I think 4 million parameters is quite a big number.
I guess the main overhead here is that we copy the parameter values into the function at every call.
This is done here:

So, this overhead should scale linearly in the number of solver iterations, the number of shooting nodes and the number of parameters.

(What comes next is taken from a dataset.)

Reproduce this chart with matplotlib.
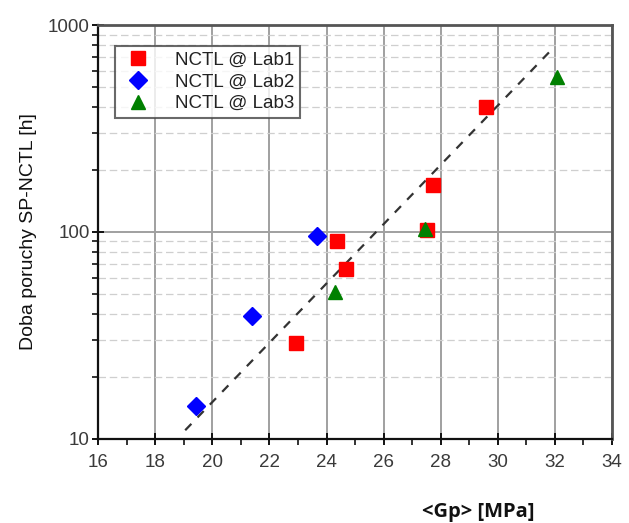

I guess one could add some flag to the external function memory that indicates if the parameter values changed and have to be copied again.

Best,
Jonathan

For now I solved it by only storing a memory pointer in the parameter vector together with mex functions for allocating and freeing the memory portion. This works as intended and without the big memory copy overhead.